Ello no es estrictamente una novedad. Lo nuevo, lo decisivo, es la línea de continuidad. Dos sentencias producen jurisprudencia, y el acercamiento del Príncipe a la nueva Cataluña reitera el del Rey. Es tradición en la imaginería de las estirpes industriales que el abuelo crea, el hijo expande y el nieto dilapida, y bien se está viendo que ese fatídico esquema no se repite en este caso.
La clave de estos hechos está en el pacto. Durante cuatro densos días y a lo largo de una docena de discursos cruzados entre el príncipe Felipe y las autoridades, se ha destacado cómo el pacto es la llave que abre todas las cerraduras.

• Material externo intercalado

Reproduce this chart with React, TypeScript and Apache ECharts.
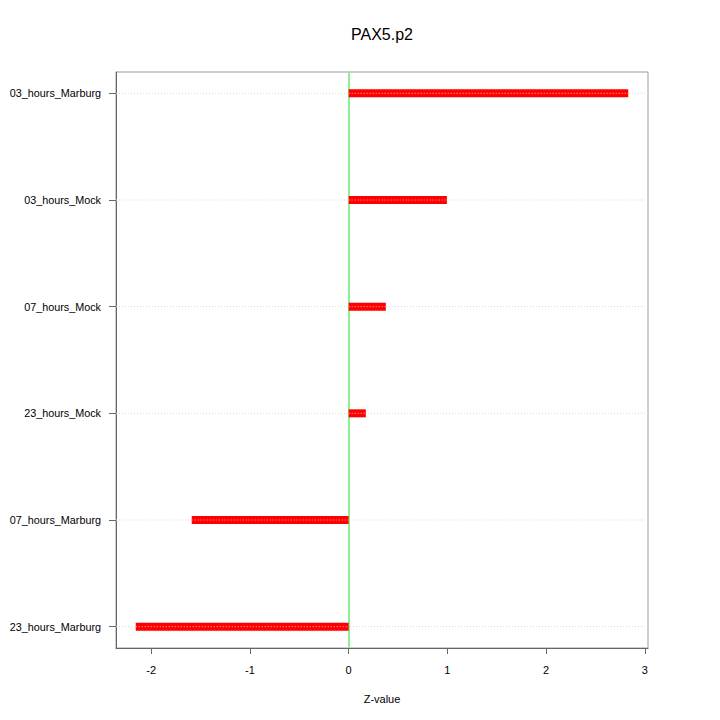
import React, { useEffect, useRef } from "react";
import * as echarts from "echarts";

// Bottom-to-top order (position 1..6 on the y scale)
const categories = [
  "23_hours_Marburg",
  "07_hours_Marburg",
  "23_hours_Mock",
  "07_hours_Mock",
  "03_hours_Mock",
  "03_hours_Marburg",
];
const zValues = [-2.156, -1.589, 0.174, 0.377, 0.995, 2.832];
const xTicks = [-2, -1, 0, 1, 2, 3];
const yPositions = [1, 2, 3, 4, 5, 6];
const titleText = "PAX5.p2";
const xName = "Z-value";

const FONT = "'Liberation Sans', Arial, Helvetica, sans-serif";

export default function App() {
  const ref = useRef<HTMLDivElement>(null);
  useEffect(() => {
    if (!ref.current) return;
    const chart = echarts.init(ref.current, null, { renderer: "svg" });
    const data = zValues.map((v, i) => [v, yPositions[i]]);
    chart.setOption({
      animation: false,
      backgroundColor: "#ffffff",
      textStyle: { fontFamily: FONT },
      grid: {
        left: 116,
        right: 72,
        top: 72,
        bottom: 72,
        show: true,
        borderColor: "#9a9a9a",
        borderWidth: 1,
        backgroundColor: "transparent",
      },
      graphic: [
        {
          type: "text",
          x: 382,
          y: 34,
          style: {
            text: titleText,
            fontFamily: FONT,
            fontSize: 16,
            fill: "#000",
            textAlign: "center",
            textVerticalAlign: "middle",
          },
        },
        {
          type: "text",
          x: 382,
          y: 699,
          style: {
            text: xName,
            fontFamily: FONT,
            fontSize: 11,
            fill: "#000",
            textAlign: "center",
            textVerticalAlign: "middle",
          },
        },
      ],
      xAxis: {
        type: "value",
        min: -2.356,
        max: 3.032,
        axisLine: { show: true, onZero: false, lineStyle: { color: "#666", width: 1 } },
        axisTick: {
          show: true,
          length: 6,
          customValues: xTicks,
          lineStyle: { color: "#666" },
        },
        axisLabel: {
          customValues: xTicks,
          margin: 16,
          color: "#000",
          fontSize: 11,
          fontFamily: FONT,
        },
        splitLine: { show: false },
      },
      yAxis: {
        type: "value",
        min: 0.8,
        max: 6.2,
        axisLine: { show: true, onZero: false, lineStyle: { color: "#666", width: 1 } },
        axisTick: {
          show: true,
          length: 7,
          customValues: yPositions,
          lineStyle: { color: "#666" },
        },
        axisLabel: {
          customValues: yPositions,
          margin: 15,
          color: "#000",
          fontSize: 10.8,
          fontFamily: FONT,
          formatter: (v: number) => categories[Math.round(v) - 1] ?? "",
        },
        splitLine: { show: false },
      },
      series: [
        {
          type: "custom",
          data,
          clip: false,
          renderItem: (params: any, api: any) => {
            const v = api.value(0);
            const y = api.value(1);
            const p0 = api.coord([0, y]);
            const p1 = api.coord([v, y]);
            const cs = params.coordSys;
            const x0 = Math.min(p0[0], p1[0]);
            const w = Math.abs(p1[0] - p0[0]);
            return {
              type: "group",
              children: [
                {
                  type: "line",
                  shape: { x1: cs.x, y1: p0[1], x2: cs.x + cs.width, y2: p0[1] },
                  style: { stroke: "#d6d6d6", lineWidth: 1, lineDash: [1, 2] },
                },
                {
                  type: "rect",
                  shape: { x: x0, y: p0[1] - 4, width: w, height: 8 },
                  style: { fill: "#ff0000" },
                },
                {
                  type: "line",
                  shape: { x1: x0, y1: p0[1], x2: x0 + w, y2: p0[1] },
                  style: { stroke: "#ffb8b8", lineWidth: 1, lineDash: [1, 2] },
                },
              ],
            };
          },
          markLine: {
            silent: true,
            symbol: "none",
            label: { show: false },
            lineStyle: { color: "#90ee90", width: 2, type: "solid" },
            data: [{ xAxis: 0 }],
            z: 1,
          },
        },
      ],
    });
    return () => chart.dispose();
  }, []);
  return (
    <div
      ref={ref}
      style={{ position: "fixed", left: 0, top: 0, width: 720, height: 720 }}
    />
  );
}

Así, la Monarquía es una Monarquía parlamentaría fruto del pacto constitucional; la Constitución es la plasmación normativa del consenso entre las fuerzas políticas representativas de los intereses más diversos en la transición; y el desarrollo del Estado de las autonomías que en ella se establece es condición básica, y consecuencia, de ese gran contrato.

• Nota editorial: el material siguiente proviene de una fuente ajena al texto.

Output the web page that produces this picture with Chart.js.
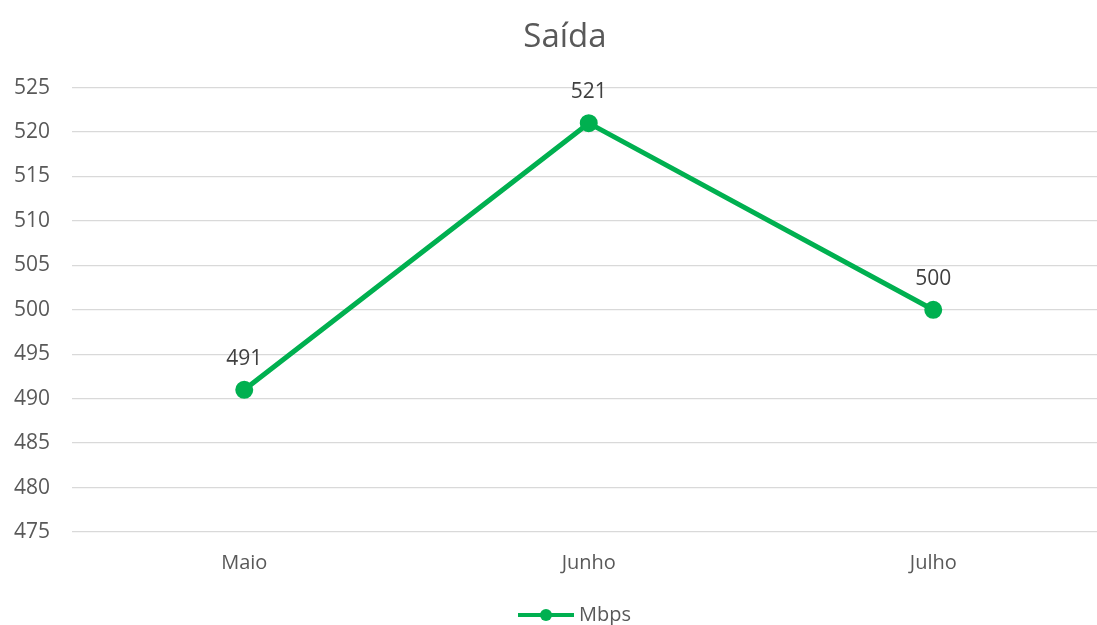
<!DOCTYPE html>
<html>
<head>
<meta charset="utf-8">
<script src="https://cdn.jsdelivr.net/npm/chart.js@4.4.1/dist/chart.umd.min.js"></script>
<style>
  html, body { margin: 0; padding: 0; background: #fff; overflow: hidden; }
  #wrap { width: 1117px; height: 635px; position: relative; }
</style>
</head>
<body>
<div id="wrap"><canvas id="chart"></canvas></div>
<script>
const categories = ['Maio', 'Junho', 'Julho'];
const seriesLabel = 'Mbps';
const seriesValues = [491, 521, 500];
const yTicks = { min: 475, max: 525, step: 5 };

const green = '#00B050';
const textColor = '#595959';
const fontFamily = "'Open Sans', 'Noto Sans', sans-serif";

// legend marker: line with a dot in the middle
const marker = document.createElement('canvas');
marker.width = 56;
marker.height = 14;
const mctx = marker.getContext('2d');
mctx.strokeStyle = green;
mctx.lineWidth = 4;
mctx.beginPath();
mctx.moveTo(0, 7);
mctx.lineTo(56, 7);
mctx.stroke();
mctx.fillStyle = green;
mctx.beginPath();
mctx.arc(28, 7, 6, 0, Math.PI * 2);
mctx.fill();

const valueLabels = {
    id: 'valueLabels',
    afterDatasetsDraw(chart) {
        const ctx = chart.ctx;
        ctx.save();
        ctx.font = '21px ' + fontFamily;
        ctx.fillStyle = '#404040';
        ctx.textAlign = 'center';
        ctx.textBaseline = 'middle';
        chart.getDatasetMeta(0).data.forEach((pt, i) => {
            ctx.fillText(chart.data.datasets[0].data[i], pt.x, pt.y - 31);
        });
        ctx.restore();
    }
};

// nudge the legend a little to the right, like the original
const legendShift = {
    id: 'legendShift',
    afterLayout(chart) {
        if (chart.legend) {
            chart.legend.left += 12;
            chart.legend.right += 12;
        }
    }
};

const ctx = document.getElementById('chart');
new Chart(ctx, {
    type: 'line',
    data: {
        labels: categories,
        datasets: [{
            label: seriesLabel,
            data: seriesValues,
            borderColor: green,
            backgroundColor: green,
            borderWidth: 5,
            pointRadius: 6.5,
            pointHoverRadius: 6.5,
            pointBackgroundColor: green,
            pointBorderColor: green,
            tension: 0,
            fill: false,
        }]
    },
    options: {
        responsive: true,
        maintainAspectRatio: false,
        animation: false,
        layout: { padding: { left: 13, right: 0, top: 10, bottom: 0 } },
        scales: {
            x: {
                offset: true,
                grid: { display: false, drawTicks: false },
                border: { display: false },
                ticks: { color: textColor, font: { family: fontFamily, size: 20 }, padding: 19 },
                afterFit(scale) { scale.height = 68; }
            },
            y: {
                min: yTicks.min,
                max: yTicks.max,
                grid: { color: '#D9D9D9', lineWidth: 1.3, drawTicks: false },
                border: { display: false },
                ticks: {
                    stepSize: yTicks.step,
                    color: textColor,
                    font: { family: fontFamily, size: 21 },
                    padding: 22
                },
                afterFit(scale) { scale.width = 59; }
            }
        },
        plugins: {
            title: {
                display: true,
                text: 'Saída',
                color: textColor,
                font: { family: fontFamily, size: 33, weight: 'normal' },
                padding: { top: 8, bottom: 30 }
            },
            legend: {
                display: true,
                position: 'bottom',
                labels: {
                    color: textColor,
                    font: { family: fontFamily, size: 20 },
                    usePointStyle: true,
                    pointStyleWidth: 46,
                    padding: 5,
                    generateLabels(chart) {
                        return [{
                            text: seriesLabel,
                            pointStyle: marker,
                            fillStyle: green,
                            strokeStyle: green,
                            fontColor: textColor,
                            datasetIndex: 0,
                            hidden: false
                        }];
                    }
                }
            },
            tooltip: { enabled: false }
        }
    },
    plugins: [valueLabels, legendShift]
});
</script>
</body>
</html>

Estas tres ideas se resumen en una: el modelo de inserción de Cataluña en España es un pacto, que el heredero de la Corona ha formalizado como el de los "vasos comunicantes" y que todos los políticos serios han coincidido en identificar como el definido constitucional y estatutariamente.
Conviene precisar: el objeto del pacto es el modelo, la forma concreta, los grados, las características de la ligazón o inserción de los catalanes -y de otros pueblos- en el conjunto español, y no la inserción misma. De lo que se ha hablado, densa aunque elegantemente, ha sido de la plasmación y desarrollo de un proyecto común iniciado hace bastantes siglos y no de la rúbrica de un contrato temporal o a término: la estancia de Felipe de Borbón en Cataluña ha sido una nueva y solemne ratificación de un acuerdo -que es la Constitución y el Estatuto, o sea, la libertad y el pluralismo lingüístico y cultural- básico de convivencia en democracia.
Pero eso no ha sido todo.
Se ha producido también una reconciliación de la porosa y multifacética sentimentalidad nacional catalana con sus propios fantasmas, o sea, con la historia, y con la historia, incluso, recreada míticamente por la historiografía romántica.
Si la ciudadanía ha recibido con felicidad el reconocimiento lingüístico y la consagración de la primavera cultural catalana en boca del futuro jefe del Estado, ha seguido con algo más que interés los apuntes autocríticos del Príncipe sobre los hitos de su propia estirpe (con claras alusiones a la Nueva Planta de 1714, y con lamentaciones de que hubieran pasado siglos hasta que un rey de España volviese a utilizar el catalán). En esta revisión de un pasado polémico desde la sólida plataforma de convivencia de un presente bastante tranquilo, se ha hecho poco hincapié en otra revisión necesaria: la de los catalanes sobre su propia historia, sobre las opciones erróneas o reaccionarias de sus clases dirigentes en momentos decisivos, como la misma guerra de sucesión. Es bastante fácil emprender esta revisión pública, porque está escrita desde Jaume Vicens Vives, y si a lo mejor a los políticos -socialistas o nacionalistas- les era difícil realizarla, ahora les queda como asignatura pendiente.
Desde luego, una revisión de alto vuelo sí ha hecho el actual Gobierno autónomo que preside Jordi Pujol: la estocada lanzada contra recientes episodios de doble lenguaje propio o cercano, la claridad en el empleo de un lenguaje perfectamente encardinado en los parámetros constitucionales. Han quedado lejos los silbidos, salvo algunos minoritarios cuya repetición resultaría algo cómica, igual que estúpida fue la forma de intentar evitarlos. Pero todo eso es sólo la salsa de los grandes acontecimientos.